## The problem
Begin with the first line and repeat exactly through the line containing "import * as d3 from 'd3'"; leave every image out.
===
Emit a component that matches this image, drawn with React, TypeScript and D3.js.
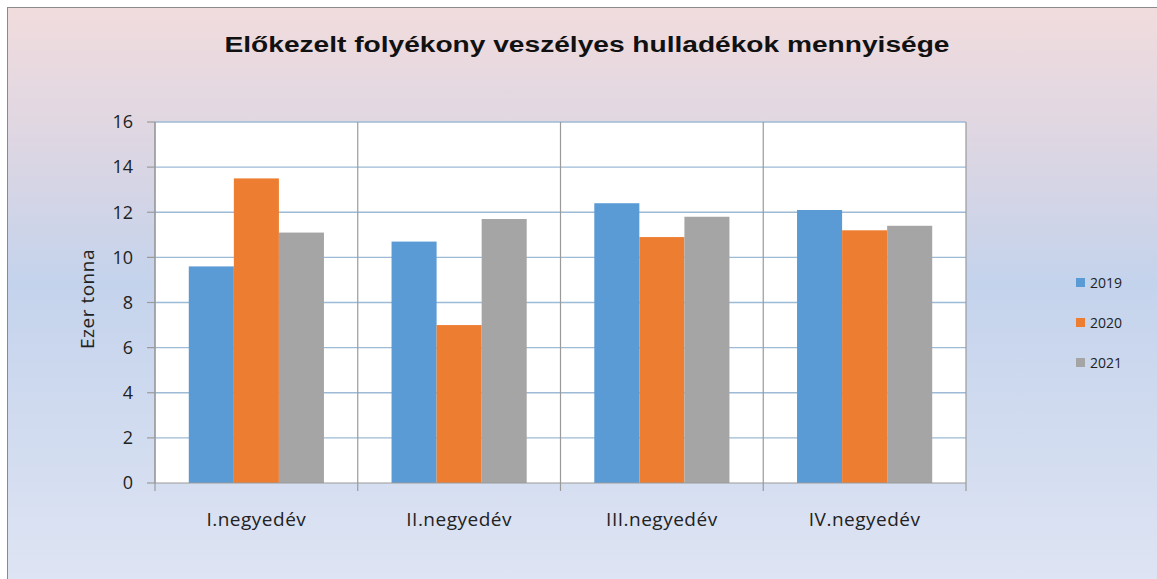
import { useEffect } from 'react'
import * as d3 from 'd3'

// * Chart data
const quarters = ['I.negyedév', 'II.negyedév', 'III.negyedév', 'IV.negyedév']
const years = ['2019', '2020', '2021']
const values2019 = [9.6, 10.7, 12.4, 12.1]
const values2020 = [13.5, 7.0, 10.9, 11.2]
const values2021 = [11.1, 11.7, 11.8, 11.4]
const yTicks = [0, 2, 4, 6, 8, 10, 12, 14, 16]
const colors = ['#5B9BD5', '#ED7D31', '#A5A5A5']

const W = 1157
const H = 579

export default function App() {
  useEffect(() => {
    document.body.style.margin = '0'
  }, [])

  const margin = { top: 122, right: 191, bottom: 96, left: 155 }
  const series = [values2019, values2020, values2021]

  const x0 = d3.scaleBand().domain(quarters).range([margin.left, W - margin.right]).padding(0)
  const x1 = d3.scaleBand().domain(years).range([0, x0.bandwidth()]).paddingInner(0).paddingOuter(0.75)
  const y = d3.scaleLinear().domain([0, 16]).range([H - margin.bottom, margin.top])

  const left = margin.left
  const right = W - margin.right
  const bottom = y(0)
  const top = y(16)
  const labelFont = '"Open Sans", Lato, sans-serif'

  return (
    <svg width={W} height={H} style={{ display: 'block' }}>
      <defs>
        <linearGradient id="bg" x1="0" y1="0" x2="0" y2="1">
          <stop offset="0" stopColor="#f1dcdd" />
          <stop offset="0.25" stopColor="#dcd6e3" />
          <stop offset="0.48" stopColor="#c4d3ec" />
          <stop offset="1" stopColor="#dee4f3" />
        </linearGradient>
      </defs>
      <rect x={0} y={0} width={W} height={H} fill="#ffffff" />
      <rect x={7.5} y={7.5} width={W - 7} height={H - 7} fill="url(#bg)" stroke="#8a8a8a" strokeWidth={1} />

      {/* title */}
      <text transform="translate(587,52) scale(1.25,1)" textAnchor="middle" fontFamily='"Liberation Sans", Arial, sans-serif' fontWeight="bold" fontSize={22.5} fill="#111">
        Előkezelt folyékony  veszélyes hulladékok mennyisége
      </text>

      {/* plot area */}
      <rect x={left} y={top} width={right - left} height={bottom - top} fill="#ffffff" />

      {/* horizontal gridlines */}
      {yTicks.filter((t) => t > 0).map((t) => (
        <line key={t} x1={left} x2={right} y1={y(t)} y2={y(t)} stroke="#9dbad6" strokeWidth={1.4} />
      ))}

      {/* category separators */}
      {quarters.map((q) => (
        <line key={q} x1={x0(q)!} x2={x0(q)!} y1={top} y2={bottom + 8} stroke="#9a9a9a" strokeWidth={1.2} />
      ))}
      <line x1={right} x2={right} y1={top} y2={bottom + 8} stroke="#9a9a9a" strokeWidth={1.2} />

      {/* bars */}
      {quarters.map((q, i) => (
        <g key={q} transform={`translate(${x0(q)},0)`}>
          {years.map((yr, j) => (
            <rect key={yr} x={x1(yr)} y={y(series[j][i])} width={x1.bandwidth()} height={bottom - y(series[j][i])} fill={colors[j]} />
          ))}
        </g>
      ))}

      {/* axes */}
      <line x1={left} x2={right} y1={bottom} y2={bottom} stroke="#9a9a9a" strokeWidth={1.2} />
      <line x1={left} x2={left} y1={top} y2={bottom} stroke="#9a9a9a" strokeWidth={1.2} />
      {yTicks.map((t) => (
        <g key={t}>
          <line x1={left - 8} x2={left} y1={y(t)} y2={y(t)} stroke="#9a9a9a" strokeWidth={1.2} />
          <text x={133} y={y(t)} dy="0.35em" textAnchor="end" fontFamily={labelFont} fontSize={18} fill="#222">
            {t}
          </text>
        </g>
      ))}
      {quarters.map((q) => (
        <text key={q} x={x0(q)! + x0.bandwidth() / 2} y={526} textAnchor="middle" fontFamily={labelFont} fontSize={19} letterSpacing={0.5} fill="#222">
          {q}
        </text>
      ))}
      <text transform={`translate(94,${299}) rotate(-90)`} textAnchor="middle" fontFamily={labelFont} fontSize={19} letterSpacing={0.5} fill="#222">
        Ezer tonna
      </text>

      {/* legend */}
      {years.map((yr, j) => (
        <g key={yr} transform={`translate(1076,${283 + j * 40})`}>
          <rect x={0} y={-5} width={9} height={9} fill={colors[j]} />
          <text x={14} y={0} dy="0.35em" fontFamily={labelFont} fontSize={14} fill="#222">
            {yr}
          </text>
        </g>
      ))}
    </svg>
  )
}
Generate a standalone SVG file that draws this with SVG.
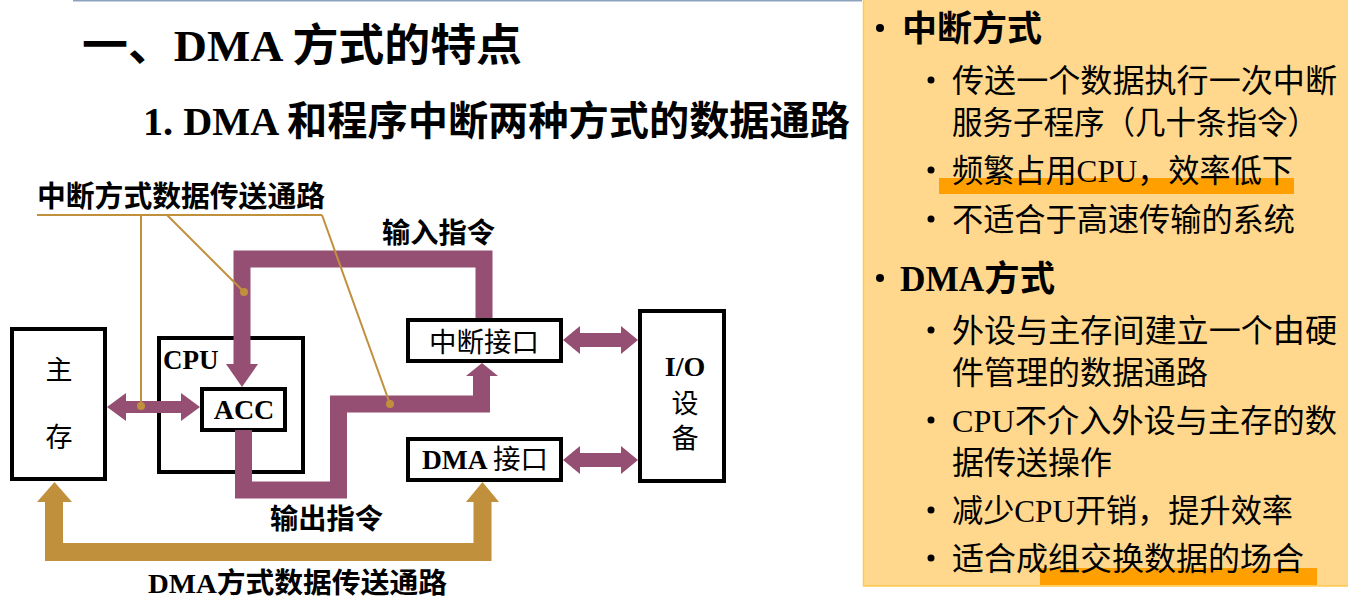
<svg xmlns="http://www.w3.org/2000/svg" width="1348" height="598" viewBox="0 0 1348 598">
  <style>
    .txt { font-family: "Liberation Serif", "Noto Sans CJK SC", serif; fill: #000; }
    .b { font-weight: bold; }
    .n { font-weight: normal; }
    .box { fill: #fff; stroke: #000; stroke-width: 4; }
    .pur { fill: none; stroke: #954F72; stroke-width: 17; stroke-linejoin: miter; }
    .purf { fill: #954F72; }
    .gold { fill: none; stroke: #C0903D; stroke-width: 18; stroke-linejoin: miter; }
    .goldf { fill: #C0903D; }
    .lead { fill: none; stroke: #C0903D; stroke-width: 2; }
    .hl { fill: #FFA000; }
    .bul { fill: #000; }
  </style>

  <rect x="0" y="0" width="1348" height="598" fill="#fff"/>
  <line x1="73" y1="0.5" x2="862" y2="0.5" stroke="#8CA3BD" stroke-width="2"/>

  <!-- headings -->
  <text class="txt b" x="82" y="61" font-size="44" textLength="440" lengthAdjust="spacingAndGlyphs">一、DMA 方式的特点</text>
  <text class="txt b" x="143" y="135" font-size="40" textLength="707" lengthAdjust="spacingAndGlyphs">1. DMA 和程序中断两种方式的数据通路</text>

  <!-- summary panel -->
  <g id="panel">
    <rect x="863.5" y="-2" width="490" height="588" fill="#FFD88D" stroke="#FFC94D" stroke-width="1.5"/>
    <rect class="hl" x="939" y="178" width="355" height="16"/>
    <rect class="hl" x="1040" y="568" width="277" height="17"/>
    <circle class="bul" cx="880" cy="28" r="4"/>
    <circle class="bul" cx="931" cy="80" r="3.5"/>
    <circle class="bul" cx="931" cy="170" r="3.5"/>
    <circle class="bul" cx="931" cy="219" r="3.5"/>
    <circle class="bul" cx="880" cy="278" r="4"/>
    <circle class="bul" cx="931" cy="330" r="3.5"/>
    <circle class="bul" cx="931" cy="420" r="3.5"/>
    <circle class="bul" cx="931" cy="510" r="3.5"/>
    <circle class="bul" cx="931" cy="558" r="3.5"/>
    <text class="txt b" x="902" y="41" font-size="35">中断方式</text>
    <text class="txt" x="952" y="92" font-size="32" textLength="385" lengthAdjust="spacingAndGlyphs">传送一个数据执行一次中断</text>
    <text class="txt" x="952" y="134" font-size="32" textLength="366" lengthAdjust="spacingAndGlyphs">服务子程序（几十条指令）</text>
    <text class="txt" x="952" y="182" font-size="32" textLength="341" lengthAdjust="spacingAndGlyphs">频繁占用CPU，效率低下</text>
    <text class="txt" x="952" y="231" font-size="32" textLength="343" lengthAdjust="spacingAndGlyphs">不适合于高速传输的系统</text>
    <text class="txt b" x="900" y="291" font-size="35" textLength="155" lengthAdjust="spacingAndGlyphs">DMA方式</text>
    <text class="txt" x="952" y="342" font-size="32" textLength="385" lengthAdjust="spacingAndGlyphs">外设与主存间建立一个由硬</text>
    <text class="txt" x="952" y="384" font-size="32" textLength="256" lengthAdjust="spacingAndGlyphs">件管理的数据通路</text>
    <text class="txt" x="952" y="432" font-size="32" textLength="385" lengthAdjust="spacingAndGlyphs">CPU不介入外设与主存的数</text>
    <text class="txt" x="952" y="474" font-size="32" textLength="160" lengthAdjust="spacingAndGlyphs">据传送操作</text>
    <text class="txt" x="952" y="522" font-size="32" textLength="341" lengthAdjust="spacingAndGlyphs">减少CPU开销，提升效率</text>
    <text class="txt" x="952" y="570" font-size="32" textLength="352" lengthAdjust="spacingAndGlyphs">适合成组交换数据的场合</text>
  </g>

  <!-- units -->
  <g id="memory">
    <rect class="box" x="12" y="329" width="93" height="150"/>
    <text class="txt" x="59" y="380" font-size="27" text-anchor="middle">主</text>
    <text class="txt" x="59" y="447" font-size="27" text-anchor="middle">存</text>
  </g>
  <g id="cpu">
    <rect class="box" x="159" y="338" width="144" height="134"/>
    <text class="txt b" x="163" y="369" font-size="27">CPU</text>
  </g>
  <g id="acc">
    <rect class="box" x="202" y="389" width="83" height="41"/>
    <text class="txt b" x="244" y="419" font-size="28" text-anchor="middle">ACC</text>
  </g>
  <g id="int-port">
    <rect class="box" x="408" y="320" width="153" height="41"/>
    <text class="txt" x="484" y="352" font-size="27" text-anchor="middle" textLength="110" lengthAdjust="spacingAndGlyphs">中断接口</text>
  </g>
  <g id="dma-port">
    <rect class="box" x="408" y="439" width="153" height="41"/>
    <text class="txt b" x="485" y="469" font-size="27" text-anchor="middle" textLength="126" lengthAdjust="spacingAndGlyphs">DMA <tspan class="n">接口</tspan></text>
  </g>
  <g id="io">
    <rect class="box" x="640" y="311" width="84" height="170"/>
    <text class="txt b" x="685" y="376" font-size="28" text-anchor="middle">I/O</text>
    <text class="txt" x="685" y="413" font-size="27" text-anchor="middle">设</text>
    <text class="txt" x="685" y="448" font-size="27" text-anchor="middle">备</text>
  </g>

  <!-- data paths -->
  <g id="connectors">
    <!-- input instruction path: interrupt port to ACC -->
    <polyline class="pur" points="484,318 484,259 242,259 242,366"/>
    <polygon class="purf" points="226,364 258,364 242,387"/>
    <!-- output instruction path: ACC to interrupt port -->
    <polyline class="pur" points="243.5,430 243.5,490 338.5,490 338.5,404 481.5,404 481.5,375"/>
    <polygon class="purf" points="466,376 498,376 482,363"/>
    <!-- memory <-> ACC -->
    <polygon class="purf" points="107,407 126,393 126,401 181,401 181,393 200,407 181,421 181,413 126,413 126,421"/>
    <!-- ports <-> I/O device -->
    <polygon class="purf" points="563,340 580,326 580,333 621,333 621,326 638,340 621,354 621,347 580,347 580,354"/>
    <polygon class="purf" points="563,460 580,446 580,453 621,453 621,446 638,460 621,474 621,467 580,467 580,474"/>
    <!-- DMA path: memory <-> DMA port -->
    <polyline class="gold" points="54,500 54,552 482.5,552 482.5,500"/>
    <polygon class="goldf" points="37,502 72,502 54.5,482"/>
    <polygon class="goldf" points="466,502 499,502 482.5,482"/>
    <!-- callout leaders -->
    <polyline class="lead" points="37,215 322,215"/>
    <line class="lead" x1="141" y1="215" x2="141" y2="406"/>
    <line class="lead" x1="167" y1="215" x2="244" y2="292"/>
    <line class="lead" x1="322" y1="215" x2="390" y2="404"/>
    <circle class="goldf" cx="141" cy="406" r="4"/>
    <circle class="goldf" cx="244" cy="292" r="4"/>
    <circle class="goldf" cx="390" cy="404" r="4"/>
  </g>

  <!-- path labels -->
  <g id="labels">
    <text class="txt b" x="37" y="207" font-size="29" textLength="288" lengthAdjust="spacingAndGlyphs">中断方式数据传送通路</text>
    <text class="txt b" x="382" y="243" font-size="28" textLength="113" lengthAdjust="spacingAndGlyphs">输入指令</text>
    <text class="txt b" x="270" y="529" font-size="28" textLength="113" lengthAdjust="spacingAndGlyphs">输出指令</text>
    <text class="txt b" x="148" y="593" font-size="28" textLength="299" lengthAdjust="spacingAndGlyphs">DMA方式数据传送通路</text>
  </g>
</svg>
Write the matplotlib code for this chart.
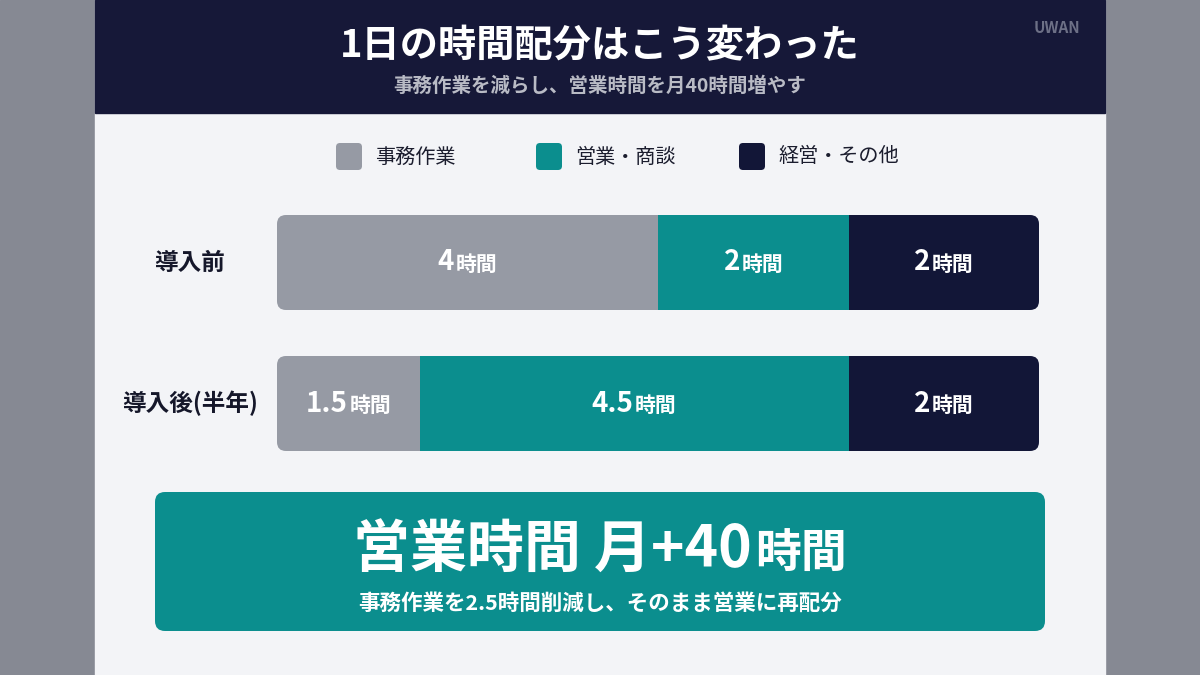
===
## Full solution
Emit a component that matches this image, drawn with React, TypeScript and D3.js.
import { useEffect } from 'react'
import * as d3 from 'd3'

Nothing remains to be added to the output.